Hbase 表的Rowkey设计避免数据热点

一、案例分析

常见避免数据热点问题的处理方式有：加盐、哈希、反转等方法结合预分区使用。

由于目前原数据第一字段为时间戳形式，第二字段为电话号码，直接存储容易引起热点问题，通过加随机列、组合时间戳、字段反转的方式来设计Rowkey，来实现既能高效查询又能避免热点问题。

二、代码部分

 package beifeng.hadoop.hbase;

 import java.io.IOException;

 import java.text.SimpleDateFormat;

 import java.util.Date;

 import org.apache.hadoop.conf.Configuration;

 import org.apache.hadoop.conf.Configured;

 import org.apache.hadoop.fs.Path;

 import org.apache.hadoop.hbase.HBaseConfiguration;

 import org.apache.hadoop.hbase.HColumnDescriptor;

 import org.apache.hadoop.hbase.HTableDescriptor;

 import org.apache.hadoop.hbase.MasterNotRunningException;

 import org.apache.hadoop.hbase.TableName;

 import org.apache.hadoop.hbase.ZooKeeperConnectionException;

 import org.apache.hadoop.hbase.client.HBaseAdmin;

 import org.apache.hadoop.hbase.client.Mutation;

 import org.apache.hadoop.hbase.client.Put;

 import org.apache.hadoop.hbase.mapreduce.TableOutputFormat;

 import org.apache.hadoop.hbase.mapreduce.TableReducer;

 import org.apache.hadoop.io.LongWritable;

 import org.apache.hadoop.io.NullWritable;

 import org.apache.hadoop.mapreduce.Job;

 import org.apache.hadoop.mapreduce.Mapper;

 import org.apache.hadoop.mapreduce.Reducer;

 import org.apache.hadoop.mapreduce.lib.input.FileInputFormat;

 import org.apache.hadoop.mapreduce.lib.output.FileOutputFormat;

 import org.apache.hadoop.util.Tool;

 import org.apache.hadoop.util.ToolRunner;

 import org.apache.hadoop.io.Text;

 /**

  * 遵循rowkey的设计原则

  *  1.rowkey不能过长

  *  2.唯一性，加随机列  md5

  *  3.注意避免产生数据热点

  *  4.满足更多的查询场景

  * @author Administrator

  *

  */

 public class LoadData extends Configured implements Tool {

     /**

      * 综合考虑 使用时间和手机 做组合key，能更好的满足应用场景

      * @author Administrator

      *

      */

     public static class LoadDataMapper extends Mapper<LongWritable, Text, LongWritable, Text> {

         //专门处理时间戳 =》标准时间格式

         SimpleDateFormat sdf = new SimpleDateFormat("yyyyMMddHHsss");

         private Text mapOutputValue = new Text();

         @Override

         protected void map(LongWritable key, Text value, Mapper<LongWritable, Text, LongWritable, Text>.Context context)

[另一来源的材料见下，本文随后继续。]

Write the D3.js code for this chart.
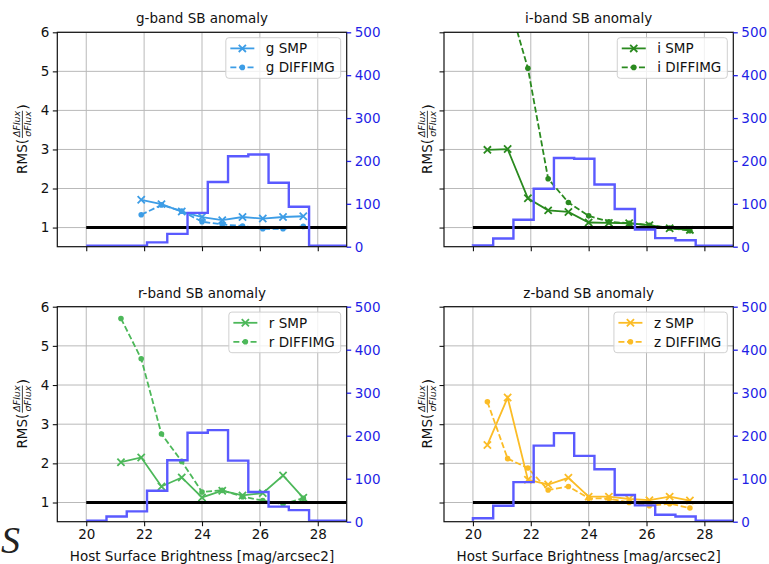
<!DOCTYPE html>
<html><head><meta charset="utf-8">
<script src="https://cdn.jsdelivr.net/npm/d3@7"></script>
<style>
body{margin:0;background:#fff;}
svg{display:block;font-family:"DejaVu Sans",sans-serif;}
</style></head>
<body><svg id="chart" width="769" height="564"></svg>
<script>
// ---- data ----
const xCenters = [20.5, 21.2, 21.9, 22.6, 23.3, 24.0, 24.7, 25.4, 26.1, 26.8, 27.5];
const binEdges = [20, 20.7, 21.4, 22.1, 22.8, 23.5, 24.2, 24.9, 25.6, 26.3, 27.0, 27.7, 28.4, 29.1];
const xTicks = [20, 22, 24, 26, 28];
const yTicks = [1, 2, 3, 4, 5, 6];
const rightTicks = [0, 100, 200, 300, 400, 500];

const histG = [0, 0, 2, 10, 30, 79, 151, 211, 215, 149, 93, 0, 0];
const histI = [3, 19, 63, 135, 207, 205, 145, 88, 40, 20, 15, 0, 0];
const histR = [0, 12, 24, 72, 143, 207, 213, 142, 69, 35, 27, 0, 0];
const histZ = [8, 37, 92, 177, 206, 153, 122, 62, 38, 16, 12, 0, 0];

const gSMP  = [null, null, 1.71, 1.60, 1.41, 1.27, 1.19, 1.27, 1.23, 1.27, 1.29];
const gDIFF = [null, null, 1.33, 1.58, 1.42, 1.15, 1.08, 1.04, 0.97, 0.97, 1.03];
const iSMP  = [2.99, 3.01, 1.75, 1.44, 1.40, 1.13, 1.12, 1.11, 1.06, 0.98, 0.94];
const iDIFF = [null, 6.87, 5.08, 2.25, 1.64, 1.30, 1.15, 1.11, 1.06, 0.99, 0.92];
const rSMP  = [null, 2.03, 2.15, 1.41, 1.64, 1.13, 1.30, 1.18, 1.24, 1.69, 1.12];
const rDIFF = [null, 5.70, 4.67, 2.75, 2.05, 1.27, 1.31, 1.15, 1.05, 0.96, 1.11];
const zSMP  = [2.47, 3.68, 1.58, 1.46, 1.63, 1.15, 1.15, 1.09, 1.06, 1.15, 1.05];
const zDIFF = [3.57, 2.12, 1.88, 1.32, 1.41, 1.11, 1.10, 1.00, 0.92, 0.97, 0.86];

const bands = ["g", "i", "r", "z"];
const bandColors = ["#3d9de6", "#2a8a1f", "#4db85a", "#fbbc26"];
const bandSMP = [gSMP, iSMP, rSMP, zSMP];
const bandDIFF = [gDIFF, iDIFF, rDIFF, zDIFF];
const bandHist = [histG, histI, histR, histZ];

// ---- layout ----
const svg = d3.select("#chart");
const FS = 13.5;
const LW = 1.8;
const DASH = "6,2.6";
const panels = [
  {x0: 57.3, x1: 346.7, y0: 32.3, y1: 246.7, showX: false, showY: true, ylabX: 22},
  {x0: 444, x1: 733.3, y0: 32.3, y1: 246.7, showX: false, showY: false, ylabX: 427},
  {x0: 57.3, x1: 346.7, y0: 306.7, y1: 521.7, showX: true, showY: true, ylabX: 22},
  {x0: 444, x1: 733.3, y0: 306.7, y1: 521.7, showX: true, showY: false, ylabX: 427}
];

panels.forEach((p, k) => {
  const band = bands[k], color = bandColors[k];
  const x = d3.scaleLinear().domain([19, 29]).range([p.x0, p.x1]);
  const y = d3.scaleLinear().domain([0.51, 6]).range([p.y1, p.y0]);
  const y2 = d3.scaleLinear().domain([0, 500]).range([p.y1, p.y0]);
  const g = svg.append("g");
  const clipId = "clip" + k;
  g.append("clipPath").attr("id", clipId).append("rect")
    .attr("x", p.x0).attr("y", p.y0).attr("width", p.x1 - p.x0).attr("height", p.y1 - p.y0);

  // grid
  const grid = g.append("g").attr("stroke", "#b9b9b9").attr("stroke-width", 1);
  xTicks.forEach(t => grid.append("line").attr("x1", x(t)).attr("x2", x(t)).attr("y1", p.y0).attr("y2", p.y1));
  yTicks.forEach(t => grid.append("line").attr("x1", p.x0).attr("x2", p.x1).attr("y1", y(t)).attr("y2", y(t)));

  const plot = g.append("g").attr("clip-path", `url(#${clipId})`);

  const pts = arr => arr.map((v, i) => ({x: xCenters[i], v})).filter(d => d.v !== null);
  const line = d3.line().x(d => x(d.x)).y(d => y(d.v));

  // SMP solid with x markers
  const smp = pts(bandSMP[k]);
  plot.append("path").attr("d", line(smp)).attr("fill", "none").attr("stroke", color).attr("stroke-width", LW);
  smp.forEach(d => {
    const cx = x(d.x), cy = y(d.v), s = 3.6;
    plot.append("path").attr("d", `M${cx-s},${cy-s}L${cx+s},${cy+s}M${cx-s},${cy+s}L${cx+s},${cy-s}`)
      .attr("stroke", color).attr("stroke-width", LW);
  });
  // DIFFIMG dashed with dots
  const dif = pts(bandDIFF[k]);
  plot.append("path").attr("d", line(dif)).attr("fill", "none").attr("stroke", color).attr("stroke-width", LW)
    .attr("stroke-dasharray", DASH);
  dif.forEach(d => plot.append("circle").attr("cx", x(d.x)).attr("cy", y(d.v)).attr("r", 2.8).attr("fill", color));

  // reference line at 1
  plot.append("line").attr("x1", x(20)).attr("x2", x(29)).attr("y1", y(1)).attr("y2", y(1))
    .attr("stroke", "#000").attr("stroke-width", 3);

  // histogram step (twin axis)
  const h = bandHist[k];
  const stepPts = [[binEdges[0], 0]];
  h.forEach((c, i) => { stepPts.push([binEdges[i], c]); stepPts.push([binEdges[i + 1], c]); });
  stepPts.push([binEdges[binEdges.length - 1], 0]);
  plot.append("path")
    .attr("d", d3.line().x(d => x(d[0])).y(d => Math.min(y2(d[1]), p.y1 - 1))(stepPts))
    .attr("fill", "none").attr("stroke", "rgb(90,90,255)").attr("stroke-width", 2.4);

  // spines
  g.append("rect").attr("x", p.x0).attr("y", p.y0).attr("width", p.x1 - p.x0).attr("height", p.y1 - p.y0)
    .attr("fill", "none").attr("stroke", "#111").attr("stroke-width", 1.2);

  // x axis
  const xa = d3.axisBottom(x).tickValues(xTicks).tickSize(4.5).tickPadding(3.5)
    .tickFormat(p.showX ? d3.format("d") : () => "");
  const gx = g.append("g").attr("transform", `translate(0,${p.y1})`).call(xa);
  gx.select(".domain").remove();
  gx.selectAll("line").attr("stroke", "#111").attr("stroke-width", 1.1);
  gx.selectAll("text").attr("font-size", FS).attr("font-family", "DejaVu Sans").attr("fill", "#111");

  // left axis
  const ya = d3.axisLeft(y).tickValues(yTicks).tickSize(4.5).tickPadding(3.5)
    .tickFormat(p.showY ? d3.format("d") : () => "");
  const gy = g.append("g").attr("transform", `translate(${p.x0},0)`).call(ya);
  gy.select(".domain").remove();
  gy.selectAll("line").attr("stroke", "#111").attr("stroke-width", 1.1);
  gy.selectAll("text").attr("font-size", FS).attr("font-family", "DejaVu Sans").attr("fill", "#111");

  // right axis
  const ra = d3.axisRight(y2).tickValues(rightTicks).tickSize(4.5).tickPadding(3.5).tickFormat(d3.format("d"));
  const gr = g.append("g").attr("transform", `translate(${p.x1},0)`).call(ra);
  gr.select(".domain").remove();
  gr.selectAll("line").attr("stroke", "#2222ee").attr("stroke-width", 1.3);
  gr.selectAll("text").attr("font-size", FS).attr("font-family", "DejaVu Sans").attr("fill", "#1f1fe6");

  // title
  g.append("text").attr("x", (p.x0 + p.x1) / 2).attr("y", p.y0 - 9).attr("text-anchor", "middle")
    .attr("font-size", FS).attr("fill", "#111").text(band + "-band SB anomaly");

  // x label
  if (p.showX) {
    g.append("text").attr("x", (p.x0 + p.x1) / 2).attr("y", p.y1 + 39).attr("text-anchor", "middle")
      .attr("font-size", FS).attr("fill", "#111").text("Host Surface Brightness [mag/arcsec2]");
  }

  // y label: RMS(ΔFlux/σFlux)
  const cy = (p.y0 + p.y1) / 2;
  const lab = g.append("g").attr("transform", `translate(${p.ylabX + 5},${cy}) rotate(-90)`);
  const t1 = lab.append("text").attr("font-size", FS).attr("fill", "#111").text("RMS(");
  const num = lab.append("text").attr("font-size", 9.5).attr("font-style", "italic").attr("fill", "#111").text("ΔFlux");
  const den = lab.append("text").attr("font-size", 9.5).attr("font-style", "italic").attr("fill", "#111").text("σFlux");
  const t2 = lab.append("text").attr("font-size", FS + 1).attr("fill", "#111").text(")");
  const w1 = t1.node().getComputedTextLength();
  const wn = num.node().getComputedTextLength();
  const wd = den.node().getComputedTextLength();
  const wf = Math.max(wn, wd) + 2;
  const w2 = t2.node().getComputedTextLength();
  const total = w1 + wf + w2;
  let sx = -total / 2;
  t1.attr("x", sx).attr("y", 0);
  num.attr("x", sx + w1 + 1 + (wf - wn) / 2).attr("y", -7.5);
  den.attr("x", sx + w1 + 1 + (wf - wd) / 2).attr("y", 3.5);
  lab.append("line").attr("x1", sx + w1 + 1).attr("x2", sx + w1 + wf).attr("y1", -4.6).attr("y2", -4.6)
    .attr("stroke", "#111").attr("stroke-width", 0.8);
  t2.attr("x", sx + w1 + wf + 1).attr("y", 0.5);

  // legend
  const leg = g.append("g");
  const items = [{name: band + " SMP", dash: null, marker: "x"}, {name: band + " DIFFIMG", dash: DASH, marker: "o"}];
  const texts = items.map((it, i) => leg.append("text").attr("font-size", FS).attr("fill", "#111").text(it.name));
  const tw = d3.max(texts, t => t.node().getComputedTextLength());
  const bw = 40 + tw + 6, bh = 40.6;
  const bx = p.x1 - 6 - bw, by = p.y0 + 5.4;
  leg.insert("rect", "text").attr("x", bx).attr("y", by).attr("width", bw).attr("height", bh).attr("rx", 3)
    .attr("fill", "rgba(255,255,255,0.8)").attr("stroke", "#d0d0d0").attr("stroke-width", 1);
  items.forEach((it, i) => {
    const ry = by + 10.7 + i * 19;
    texts[i].attr("x", bx + 40).attr("y", ry + 5);
    const l = leg.append("line").attr("x1", bx + 4.5).attr("x2", bx + 28.5).attr("y1", ry).attr("y2", ry)
      .attr("stroke", color).attr("stroke-width", LW);
    if (it.dash) l.attr("stroke-dasharray", it.dash);
    const mx = bx + 16.5;
    if (it.marker === "x") {
      const s = 3.6;
      leg.append("path").attr("d", `M${mx-s},${ry-s}L${mx+s},${ry+s}M${mx-s},${ry+s}L${mx+s},${ry-s}`)
        .attr("stroke", color).attr("stroke-width", LW);
    } else {
      leg.append("circle").attr("cx", mx).attr("cy", ry).attr("r", 2.8).attr("fill", color);
    }
  });
});

// stray glyph from neighbouring figure
svg.append("text").attr("x", 1).attr("y", 553).attr("font-family", "Liberation Serif, serif")
  .attr("font-style", "italic").attr("font-size", 38).attr("fill", "#222").text("S");
</script>
</body></html>
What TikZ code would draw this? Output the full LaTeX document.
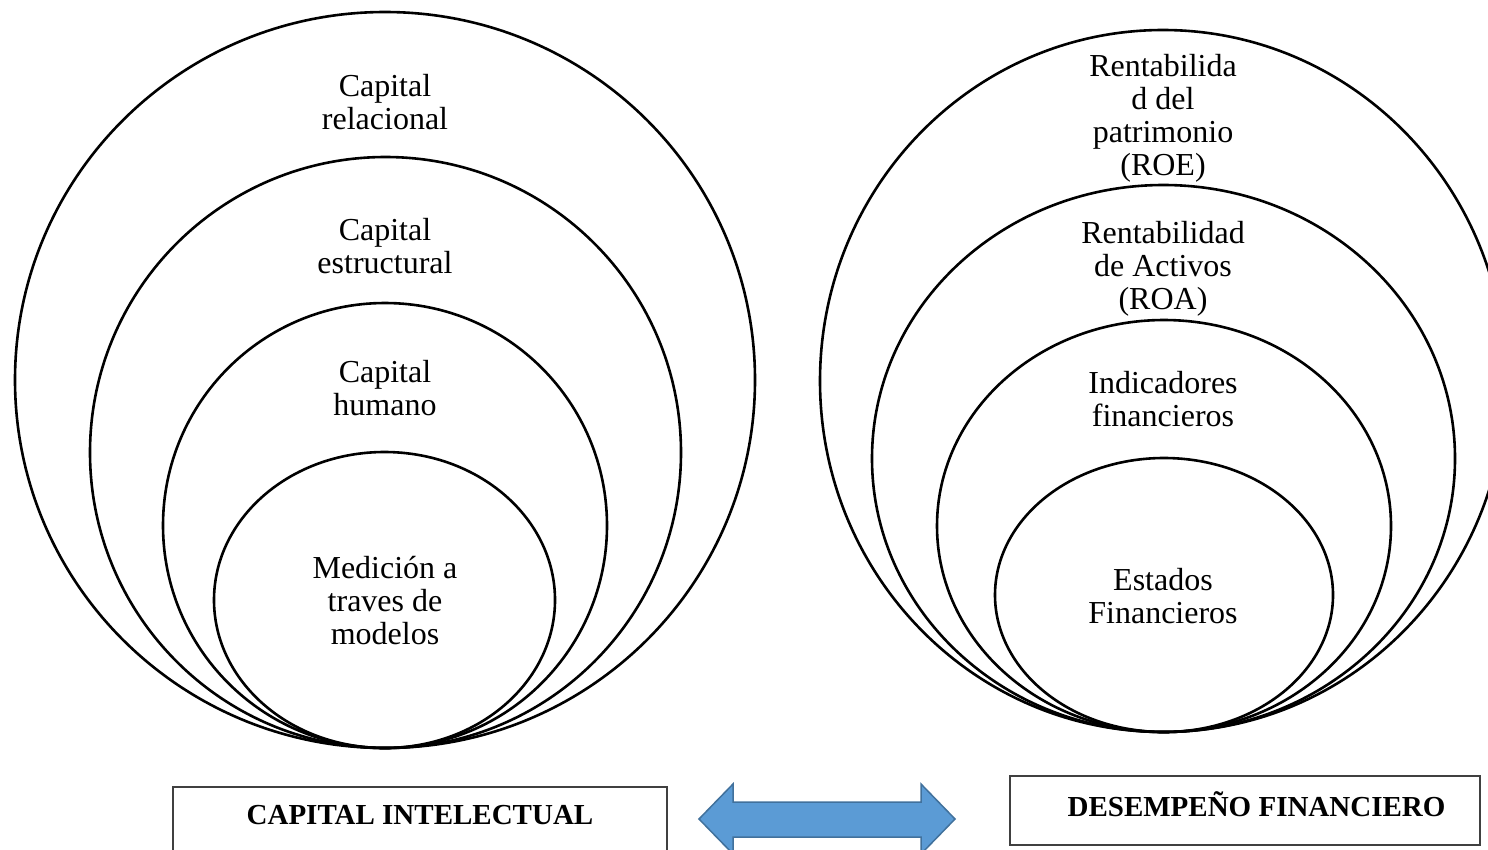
\documentclass[tikz,border=0pt]{standalone}
\usepackage{fontspec}
\setmainfont{Liberation Serif}
\definecolor{arrowfill}{HTML}{5B9BD5}
\definecolor{arrowline}{HTML}{41719C}
\definecolor{boxline}{HTML}{404040}
\begin{document}
\begin{tikzpicture}[x=1pt,y=-1pt,
  ring/.style={draw=black,line width=2.6pt},
  lbl/.style={align=center,inner sep=0pt,font=\fontsize{32}{33}\selectfont},
  title/.style={inner sep=0pt,font=\fontsize{29}{33}\selectfont\bfseries},
  framebox/.style={draw=boxline,line width=1.3pt}]
\clip (0,0) rectangle (1488,849);
\fill[white] (0,0) rectangle (1488,849);
% left rings
\draw[ring] (385,380) ellipse (370 and 368);
\draw[ring] (385.5,452.5) ellipse (295.5 and 295.5);
\draw[ring] (385,525.5) ellipse (222 and 222.5);
\draw[ring] (384.5,600) ellipse (170.5 and 148);
% right rings
\draw[ring] (1163,381) ellipse (343 and 351);
\draw[ring] (1163.5,458.5) ellipse (291.5 and 273.5);
\draw[ring] (1164,526) ellipse (227 and 206);
\draw[ring] (1164,595) ellipse (169 and 137);
% left labels
\node[lbl] (l1) at (385,102) {Capital\\relacional};
\node[lbl] (l2) at (385,246) {Capital\\estructural};
\node[lbl] (l3) at (385,388) {Capital\\humano};
\node[lbl] (l4) at (385,600.5) {Medición a\\traves de\\modelos};
% right labels
\node[lbl] (r1) at (1163,118.5) {Rentabilida\\d del\\patrimonio\\(ROE)};
\node[lbl] (r2) at (1163,269) {Rentabilidad\\de Activos\\(ROA)};
\node[lbl] (r3) at (1163,399) {Indicadores\\financieros};
\node[lbl] (r4) at (1163,596) {Estados\\Financieros};
% boxes
\draw[framebox] (173,787) rectangle (667,870);
\draw[framebox] (1010,776) rectangle (1480,845);
\node[title] (t1) at (420,815) {CAPITAL INTELECTUAL};
\node[title] (t2) at (1256.5,804) {DESEMPEÑO FINANCIERO};
% double arrow
\draw[fill=arrowfill,draw=arrowline,line width=1.5pt,line join=miter]
  (699,819) -- (733,784) -- (733,802) -- (921,802) -- (921,784) -- (955,819)
  -- (921,854) -- (921,837) -- (733,837) -- (733,854) -- cycle;
\end{tikzpicture}
\end{document}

                 throws IOException, InterruptedException {

             String line = value.toString();

             String[] splited = line.split("\t");

             //将切分的第一个字段转成标准时间

             String formatDate = sdf.format(new Date(Long.parseLong(splited[0].trim())));

             //将手机号码反转

             String phoneNumber = splited[1].toString();

                         String reversePhoneNumber = new StringBuffer(phoneNumber).reverse().toString();

             String rowKeyString = reversePhoneNumber +"|"+formatDate;

             //反转手机号+“|”+时间 +正行内容拼接

             mapOutputValue.set(rowKeyString+"\t"+ line);

             context.write(key, mapOutputValue);

         }

     }

     public static class LoadDataReuducer extends TableReducer<LongWritable, Text, NullWritable>{

         //设置HBase的列簇

             private static final String COLUMN_FAMAILY = "info";

         @Override

         protected void reduce(LongWritable key, Iterable<Text> values,

                 Reducer<LongWritable, Text, NullWritable, Mutation>.Context context)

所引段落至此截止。